Dominion Resources Inc. is well into the process to secure a partner to farm-out about 100,000 prospective liquids-rich acres in West Virginia, offering a can’t-lose proposition for both sides, a spokesman said Monday.

The acreage set to be farmed out lies about 5,000 feet below about 1 Tcf of Dominion gas storage facilities, the company said last week (see Shale Daily, Sept. 13a). Besides strong prospects for natural gas liquids, the farm-out may give Dominion grabs on processing and transporting the production, according to Dan Donovan.

The farmout, a planned master limited partnership (MLP) and initial approval by federal officials for Dominion to export liquefied natural gas from its Cove Point terminal in Calvert, MD have been met with enthusiasm by investors, sending the company’s stock price from $58.61 on Wednesday to $61.28 when trading ended Friday.

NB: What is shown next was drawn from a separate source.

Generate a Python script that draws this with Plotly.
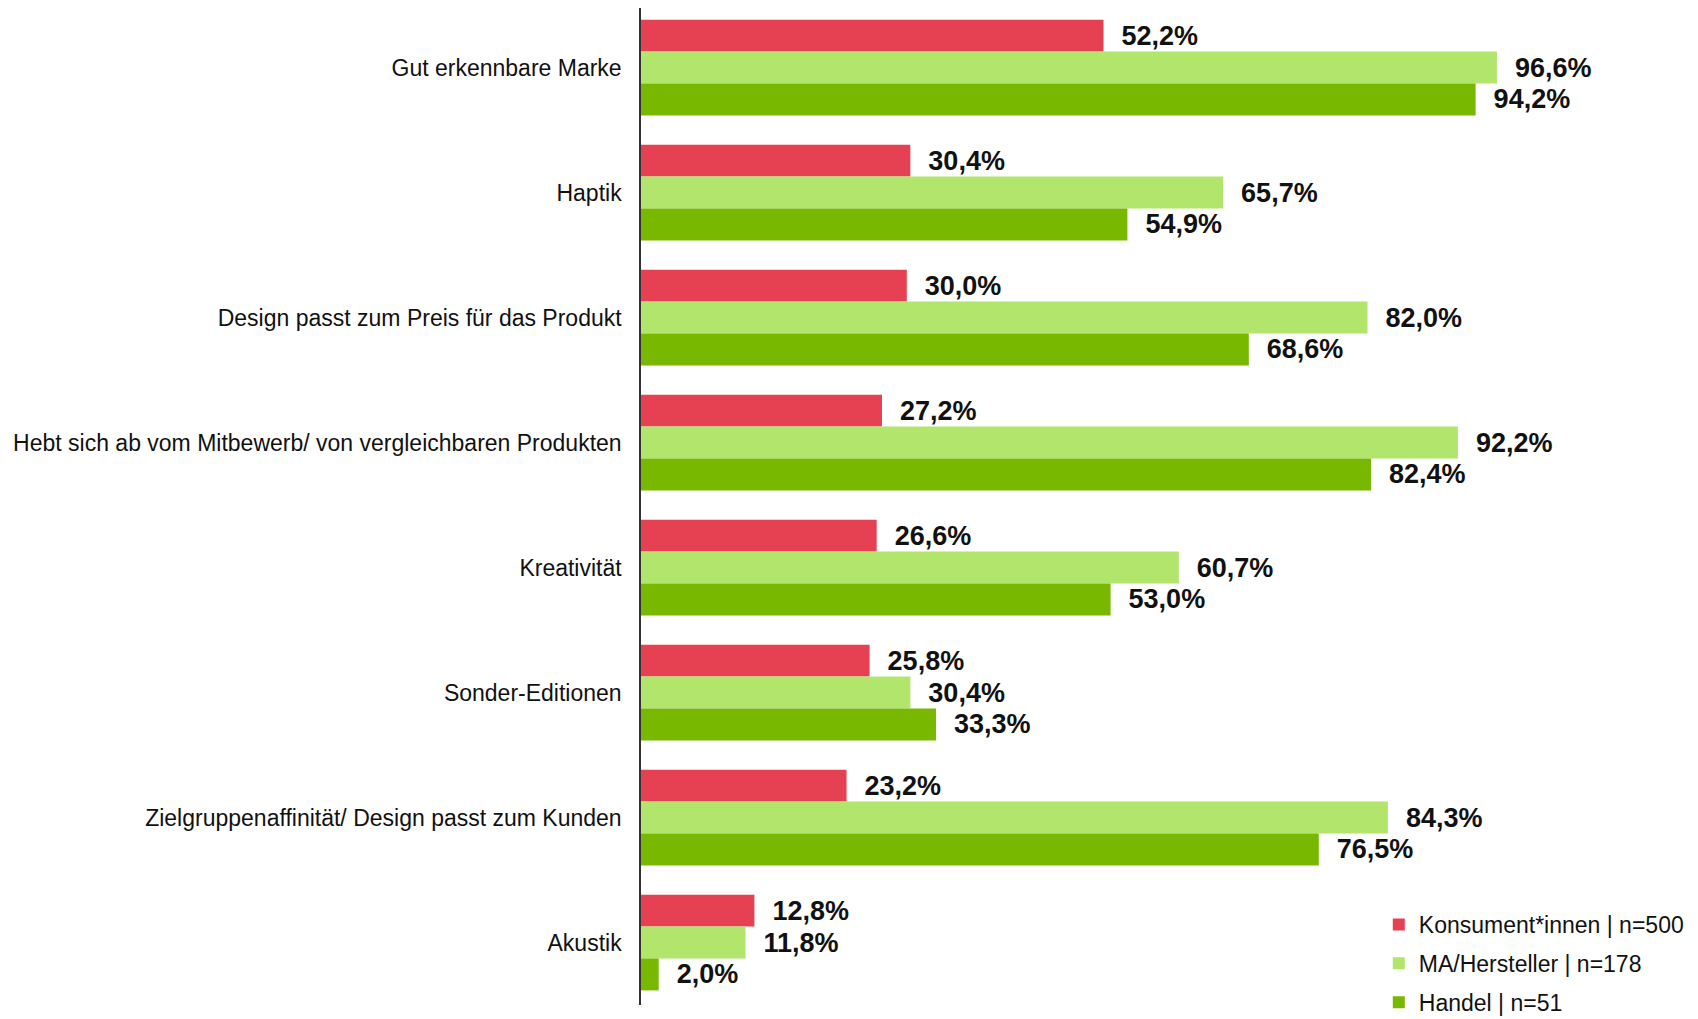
import plotly.graph_objects as go

categories = [
    "Gut erkennbare Marke",
    "Haptik",
    "Design passt zum Preis für das Produkt",
    "Hebt sich ab vom Mitbewerb/ von vergleichbaren Produkten",
    "Kreativität",
    "Sonder-Editionen",
    "Zielgruppenaffinität/ Design passt zum Kunden",
    "Akustik",
]
konsumenten = [52.2, 30.4, 30.0, 27.2, 26.6, 25.8, 23.2, 12.8]
hersteller = [96.6, 65.7, 82.0, 92.2, 60.7, 30.4, 84.3, 11.8]
handel = [94.2, 54.9, 68.6, 82.4, 53.0, 33.3, 76.5, 2.0]

series_names = ["Konsument*innen | n=500", "MA/Hersteller | n=178", "Handel | n=51"]
series_values = [konsumenten, hersteller, handel]
colors = ["#E64152", "#B2E56C", "#78B800"]

FONT = "Arial, Liberation Sans, sans-serif"

fig = go.Figure()
for i, (name, vals, col) in enumerate(zip(series_names, series_values, colors)):
    fig.add_trace(go.Bar(
        y=categories,
        x=vals,
        orientation="h",
        name=name,
        legendgroup=f"g{i}",
        marker=dict(color=col, line=dict(width=0)),
        text=["\u00a0\u00a0" + f"{v:.1f}".replace(".", ",") + "%" for v in vals],
        textposition="outside",
        cliponaxis=False,
        textfont=dict(family=FONT, size=27, color="#111111", weight="bold"),
        hoverinfo="skip",
    ))

fig.update_layout(
    width=1690,
    height=1011,
    barmode="group",
    bargap=0.234,
    bargroupgap=0,
    plot_bgcolor="white",
    paper_bgcolor="white",
    margin=dict(l=633, r=0, t=0, b=14, autoexpand=False),
    showlegend=True,
    legend=dict(
        x=0.698, xanchor="left",
        y=-0.019, yanchor="bottom",
        traceorder="grouped",
        tracegroupgap=6,
        font=dict(family=FONT, size=23, color="#111111"),
        bgcolor="rgba(0,0,0,0)",
        itemwidth=30,
    ),
)
fig.update_xaxes(
    range=[0, 119.3],
    showgrid=False,
    zeroline=False,
    showticklabels=False,
    showline=False,
    ticks="",
)
fig.update_yaxes(
    autorange=False,
    range=[7.5, -0.476],
    showgrid=False,
    zeroline=False,
    showline=True,
    linecolor="#333333",
    linewidth=1.5,
    ticks="",
    ticklabelstandoff=13,
    tickfont=dict(family=FONT, size=23, color="#111111"),
)

fig.write_html("out.html")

The decision to retain the mineral rights in the Appalachian Basin five years ago, when the company sold most of its exploration and production assets, is paying off, Donovan told NGI’s Shale Daily.

“The farmout is a big thing,” he said. “It’s unusual to be less interested in cash up front plus a royalty. We are more interested in being the processor of the gas and providing transportation…

“We feel comfortable that the acreage in the farmout can be drilled below our storage field. We have other storage fields right below the Marcellus Shale where we don’t feel comfortable about someone drilling. But the land to be farmed out can be drilled down and over.”

As part of its long-range growth plans in the basin, Dominion is creating an MLP, as yet unnamed, that initially would have access to the cash flow of Cove Point and Blue Racer Midstream LLC, a 50-50 $1.5 billion joint venture (JV) with Williams unit Caiman Energy II LLC that would provide services to gas operators in the Utica Shale in Ohio and portions of Pennsylvania (see Shale Daily, Dec. 24, 2012). The Cove Point export venture is slated to cost more than $3 billion (see Shale Daily, Sept. 13b).

“An MLP could have access to about $1 billion in cash flow from Cove Point and the Blue Racer JV,” Donovan said. “There’s also the possibility we may form another MLP” that could include regulated entities within Dominion Gas, including Dominion Transmission, East Ohio Gas and an interest in the Iroquois Pipeline (estimated at 24%). The second MLP may provide another $1 billion in cash flow.

“Basically, the reason we are doing this is the growth from those companies is generating a low of cash flow, which fits into MLP structures,” he said.

In a separate move, Dominion is creating a holding company, Dominion Gas Holdings, for its regulated companies, Dominion Transmission, Dominion East Ohio and its 24% interest in Dominion Iroquois. “The holding company would give bondholders and shareholders a more transparent view of the actual debt levels,” Donovan said. “We also don’t think those companies’ true value is reflected in the stock price…By separating them, we think investors will be able to recognize the value.”

Through all of the myriad restructurings since 2008, Dominion has been working to unlock shareholder value. “If we just did an MLP with Cove Point and Blue Racer, it would be one of the top MLPs in the country,” Donovan said.

“Call us lucky, but we are benefiting from the Marcellus Shale and now the Utica Shale. It is leading to so many investment opportunities that with just these two structural moves — the holding company and the MLP — we are unlocking more value for shareholders.”

Energy analysts appear to agree.

“After a decade-long deliberation, Dominion Resources has finally decided to form a MLP,” write Zacks Equity Research. “The timing is immaculate given Dominion’s high quality assets and the recent Department of Energy approval to export natural gas. In fact, selling natural gas in the overseas market could be a cash churning business for these energy companies…”

Dominion “is presently involved in a number of development projects and will require ample funds to carry out these activities. The projects in which this proposed MLP will be involved in will generate free cash flows. Moreover, the predictable and stable revenue streams of the MLP will attract investor attention…

“Though Dominion will not find it difficult to secure funds from other sources, the MLP structure will make it all the more convenient to raise fresh capital from the markets. In this low interest rate environment, we believe the Dominion MLP will attract investors looking for assured returns in the guise of cash distribution.”

JP Morgan analyst Christopher Turnure upgraded shares of Dominion (D) to “overweight” from “neutral,” setting a $68/share target. “Together with the impact of announced incremental Marcellus and utility capital spending potential, we now believe D shares deserve a higher multiple. We do not believe the recent outperformance and current valuation reflect this growth due in part to the fact that some of the growth details including those of the MLP formation are yet-to-be-determined. We still feel the name has potential for significant outperformance and offers among the more attractive and diverse growth profiles in the utility space.”